At present, a portion of the armed forces of the United States is mired in stability operations that simply bide time in the hope that somehow things will come out right, while an even greater portion is focused on avenging the recent terrorist attacks against America. We may wish all of these endeavors Godspeed, yet it would be a disservice to the men and women in uniform not to ask how we have come to this pass. Self-examination in the strategic sphere has not been an American strength. Perhaps it is time to make it one.
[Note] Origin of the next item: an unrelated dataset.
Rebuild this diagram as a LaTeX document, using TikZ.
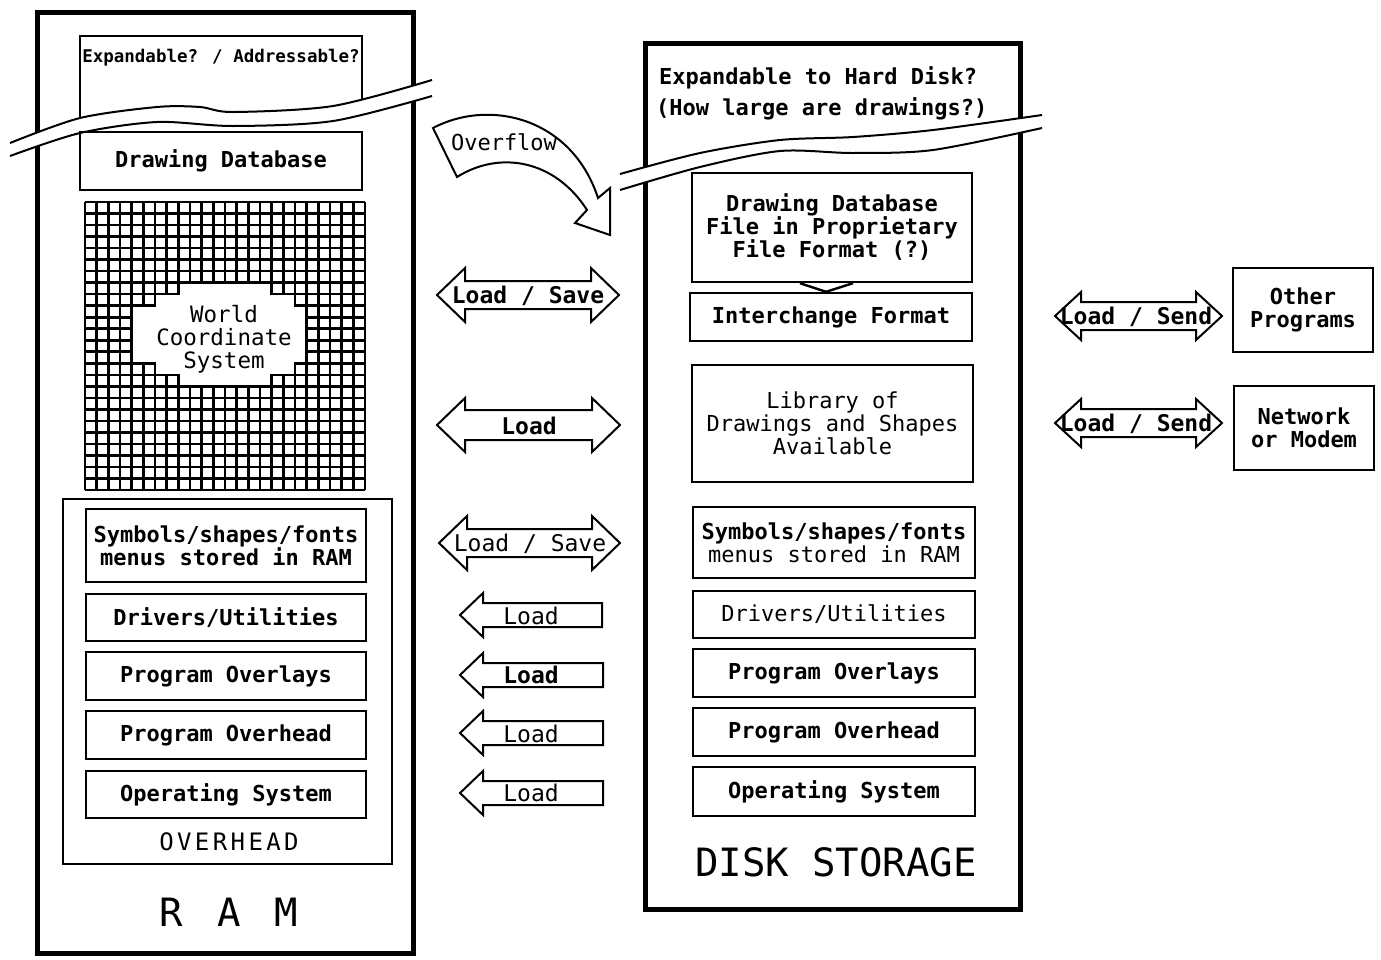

Meanwhile, we deny causes, ignore unpleasant realities, put on our flak jackets, and hope for the best. Certainly we should not replace stability operations with "instability operations" to provoke or accelerate change beyond its local, organic pace. And we must differentiate between unpopular terrorist groups and genuine mass movements: There is a great difference between the vicious Basque terrorists of the ETA and the African National Congress that triumphed over apartheid. All dissident organizations are not equally legitimate.



But we do need to stop providing life-support to terminally ill governments, and we must be open to new, unprecedented solutions, from plebiscites that alter borders to emergent or re-emergent forms of administration in failed states, whether enlightened corporate imperialism or post-modern tribalism. If the corporation can manage more humanely than the dictator, why not give it a chance? If the tribe can govern more effectively than a thieving, oppressive government, why not let the tribe reclaim its own land?




Note that the latter essay does actually have much that is agreeable, but Peters has a tendency to simply wave his hands and assert that the chaos of instability will indeed work out for the best. He's guilty of his own accusation - and his proposal to impose martial law on Falluja certainly flies in teh face of his own thesis.